Code that draws figures
══════════

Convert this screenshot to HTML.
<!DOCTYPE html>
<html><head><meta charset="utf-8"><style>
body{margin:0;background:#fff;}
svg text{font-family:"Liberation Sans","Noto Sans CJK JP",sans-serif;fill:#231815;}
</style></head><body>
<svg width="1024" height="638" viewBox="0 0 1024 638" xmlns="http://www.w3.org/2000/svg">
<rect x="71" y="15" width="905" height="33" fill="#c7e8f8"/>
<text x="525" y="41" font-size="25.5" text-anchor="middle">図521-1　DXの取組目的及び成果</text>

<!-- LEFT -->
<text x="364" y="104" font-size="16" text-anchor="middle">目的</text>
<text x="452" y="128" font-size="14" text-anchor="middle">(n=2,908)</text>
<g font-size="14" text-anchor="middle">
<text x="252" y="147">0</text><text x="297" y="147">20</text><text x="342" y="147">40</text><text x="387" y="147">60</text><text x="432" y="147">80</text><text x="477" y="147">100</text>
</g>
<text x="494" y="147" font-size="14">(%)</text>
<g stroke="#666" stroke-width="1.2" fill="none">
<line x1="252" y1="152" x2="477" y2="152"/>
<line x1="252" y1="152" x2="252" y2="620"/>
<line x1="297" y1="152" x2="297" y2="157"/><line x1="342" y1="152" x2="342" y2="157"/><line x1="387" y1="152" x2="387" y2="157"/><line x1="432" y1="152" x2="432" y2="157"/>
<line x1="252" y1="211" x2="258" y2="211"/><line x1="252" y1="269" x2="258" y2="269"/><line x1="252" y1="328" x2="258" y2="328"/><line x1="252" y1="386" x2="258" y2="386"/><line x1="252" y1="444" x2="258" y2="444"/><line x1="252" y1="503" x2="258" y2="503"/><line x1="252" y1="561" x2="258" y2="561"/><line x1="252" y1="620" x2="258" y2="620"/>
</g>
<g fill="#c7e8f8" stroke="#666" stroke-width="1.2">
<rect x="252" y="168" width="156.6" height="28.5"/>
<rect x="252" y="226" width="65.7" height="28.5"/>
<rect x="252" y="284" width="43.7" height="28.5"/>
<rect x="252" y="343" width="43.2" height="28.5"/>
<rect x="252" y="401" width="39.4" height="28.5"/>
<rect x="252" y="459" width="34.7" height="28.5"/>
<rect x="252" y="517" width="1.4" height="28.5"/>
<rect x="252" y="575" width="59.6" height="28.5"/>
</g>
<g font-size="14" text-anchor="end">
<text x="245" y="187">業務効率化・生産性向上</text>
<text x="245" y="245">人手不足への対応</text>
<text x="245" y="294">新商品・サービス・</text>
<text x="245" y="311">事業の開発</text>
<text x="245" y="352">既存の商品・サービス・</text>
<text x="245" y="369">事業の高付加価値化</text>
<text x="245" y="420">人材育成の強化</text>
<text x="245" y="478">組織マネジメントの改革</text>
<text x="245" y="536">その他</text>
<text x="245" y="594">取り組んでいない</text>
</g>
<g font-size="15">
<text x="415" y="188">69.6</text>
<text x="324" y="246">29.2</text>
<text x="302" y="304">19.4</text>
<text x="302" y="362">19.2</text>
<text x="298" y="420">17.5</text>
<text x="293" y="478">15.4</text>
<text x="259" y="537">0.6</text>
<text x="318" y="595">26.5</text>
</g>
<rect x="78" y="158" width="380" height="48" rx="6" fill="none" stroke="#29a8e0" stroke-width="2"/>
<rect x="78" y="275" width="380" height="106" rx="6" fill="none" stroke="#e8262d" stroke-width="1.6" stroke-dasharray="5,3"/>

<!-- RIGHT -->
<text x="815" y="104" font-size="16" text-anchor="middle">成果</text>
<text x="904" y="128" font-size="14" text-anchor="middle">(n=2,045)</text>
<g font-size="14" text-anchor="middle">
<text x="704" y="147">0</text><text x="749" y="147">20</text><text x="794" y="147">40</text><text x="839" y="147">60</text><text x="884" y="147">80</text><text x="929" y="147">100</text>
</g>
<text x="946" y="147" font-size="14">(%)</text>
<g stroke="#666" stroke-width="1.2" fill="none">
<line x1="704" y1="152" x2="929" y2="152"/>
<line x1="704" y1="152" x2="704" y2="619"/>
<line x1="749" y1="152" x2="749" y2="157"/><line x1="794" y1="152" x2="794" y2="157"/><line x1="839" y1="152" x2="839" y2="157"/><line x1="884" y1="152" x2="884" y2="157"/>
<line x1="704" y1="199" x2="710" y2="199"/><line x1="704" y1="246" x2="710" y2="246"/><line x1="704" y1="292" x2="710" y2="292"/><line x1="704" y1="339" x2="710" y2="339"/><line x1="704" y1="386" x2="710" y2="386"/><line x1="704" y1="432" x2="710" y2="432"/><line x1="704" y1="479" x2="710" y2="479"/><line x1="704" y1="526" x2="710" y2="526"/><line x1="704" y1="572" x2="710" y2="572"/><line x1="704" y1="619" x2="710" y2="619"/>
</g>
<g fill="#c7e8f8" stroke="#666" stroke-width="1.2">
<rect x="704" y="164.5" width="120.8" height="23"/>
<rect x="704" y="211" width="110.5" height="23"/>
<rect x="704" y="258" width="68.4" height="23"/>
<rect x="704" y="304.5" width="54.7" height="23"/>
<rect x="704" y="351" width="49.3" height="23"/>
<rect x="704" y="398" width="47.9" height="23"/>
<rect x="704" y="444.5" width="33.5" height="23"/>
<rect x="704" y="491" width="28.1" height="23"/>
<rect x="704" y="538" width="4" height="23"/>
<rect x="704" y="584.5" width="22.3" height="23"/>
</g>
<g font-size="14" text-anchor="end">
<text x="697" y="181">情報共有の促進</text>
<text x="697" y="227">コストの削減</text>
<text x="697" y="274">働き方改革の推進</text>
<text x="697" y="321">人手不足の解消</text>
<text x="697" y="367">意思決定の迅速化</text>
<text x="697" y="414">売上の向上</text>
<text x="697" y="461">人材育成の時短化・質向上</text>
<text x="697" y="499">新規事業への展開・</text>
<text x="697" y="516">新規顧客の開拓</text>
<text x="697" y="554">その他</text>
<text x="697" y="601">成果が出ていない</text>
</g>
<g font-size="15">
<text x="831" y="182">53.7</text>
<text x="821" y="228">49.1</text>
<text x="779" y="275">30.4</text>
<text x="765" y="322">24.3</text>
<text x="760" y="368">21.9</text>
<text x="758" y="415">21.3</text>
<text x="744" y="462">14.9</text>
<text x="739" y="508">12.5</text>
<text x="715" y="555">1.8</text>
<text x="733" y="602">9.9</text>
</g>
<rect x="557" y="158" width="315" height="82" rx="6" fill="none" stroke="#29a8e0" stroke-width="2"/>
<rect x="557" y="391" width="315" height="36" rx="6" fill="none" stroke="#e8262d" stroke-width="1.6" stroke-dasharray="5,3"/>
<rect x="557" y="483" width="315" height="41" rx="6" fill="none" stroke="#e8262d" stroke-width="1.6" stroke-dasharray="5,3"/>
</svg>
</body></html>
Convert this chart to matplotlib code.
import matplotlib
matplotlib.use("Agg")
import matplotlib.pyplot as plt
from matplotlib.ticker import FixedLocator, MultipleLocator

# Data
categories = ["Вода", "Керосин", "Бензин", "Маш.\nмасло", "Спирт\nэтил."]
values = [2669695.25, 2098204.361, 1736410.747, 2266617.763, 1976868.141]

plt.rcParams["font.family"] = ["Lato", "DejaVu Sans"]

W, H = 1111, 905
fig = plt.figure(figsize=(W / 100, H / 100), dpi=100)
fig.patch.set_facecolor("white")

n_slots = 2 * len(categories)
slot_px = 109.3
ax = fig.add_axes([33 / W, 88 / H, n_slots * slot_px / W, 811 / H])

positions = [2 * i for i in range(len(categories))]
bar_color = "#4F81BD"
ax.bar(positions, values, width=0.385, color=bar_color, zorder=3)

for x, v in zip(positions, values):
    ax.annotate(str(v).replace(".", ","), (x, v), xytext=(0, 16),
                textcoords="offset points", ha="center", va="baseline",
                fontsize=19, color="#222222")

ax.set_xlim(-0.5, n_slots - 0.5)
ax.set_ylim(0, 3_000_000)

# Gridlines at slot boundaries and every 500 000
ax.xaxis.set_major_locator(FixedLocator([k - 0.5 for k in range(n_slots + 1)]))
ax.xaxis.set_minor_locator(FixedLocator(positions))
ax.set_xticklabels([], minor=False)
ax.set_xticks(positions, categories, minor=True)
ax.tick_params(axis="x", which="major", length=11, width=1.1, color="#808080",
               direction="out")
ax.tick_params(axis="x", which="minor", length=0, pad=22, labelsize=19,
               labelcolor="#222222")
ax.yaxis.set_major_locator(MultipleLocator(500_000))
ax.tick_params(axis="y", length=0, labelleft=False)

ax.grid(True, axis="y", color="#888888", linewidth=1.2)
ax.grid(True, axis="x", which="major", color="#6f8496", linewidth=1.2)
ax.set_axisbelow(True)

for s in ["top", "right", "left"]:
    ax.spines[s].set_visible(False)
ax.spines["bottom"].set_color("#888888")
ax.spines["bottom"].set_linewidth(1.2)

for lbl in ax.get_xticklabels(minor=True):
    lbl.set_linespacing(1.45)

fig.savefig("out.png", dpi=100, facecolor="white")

══════════

**SHORT TASK:**
Within the material above, transcribe exactly the lines that run from the line holding "Convert this chart to matplotlib code." through the line holding "ax.set_ylim(0, 3_000_000)".

**RESULT:**
Convert this chart to matplotlib code.
import matplotlib
matplotlib.use("Agg")
import matplotlib.pyplot as plt
from matplotlib.ticker import FixedLocator, MultipleLocator

# Data
categories = ["Вода", "Керосин", "Бензин", "Маш.\nмасло", "Спирт\nэтил."]
values = [2669695.25, 2098204.361, 1736410.747, 2266617.763, 1976868.141]

plt.rcParams["font.family"] = ["Lato", "DejaVu Sans"]

W, H = 1111, 905
fig = plt.figure(figsize=(W / 100, H / 100), dpi=100)
fig.patch.set_facecolor("white")

n_slots = 2 * len(categories)
slot_px = 109.3
ax = fig.add_axes([33 / W, 88 / H, n_slots * slot_px / W, 811 / H])

positions = [2 * i for i in range(len(categories))]
bar_color = "#4F81BD"
ax.bar(positions, values, width=0.385, color=bar_color, zorder=3)

for x, v in zip(positions, values):
    ax.annotate(str(v).replace(".", ","), (x, v), xytext=(0, 16),
                textcoords="offset points", ha="center", va="baseline",
                fontsize=19, color="#222222")

ax.set_xlim(-0.5, n_slots - 0.5)
ax.set_ylim(0, 3_000_000)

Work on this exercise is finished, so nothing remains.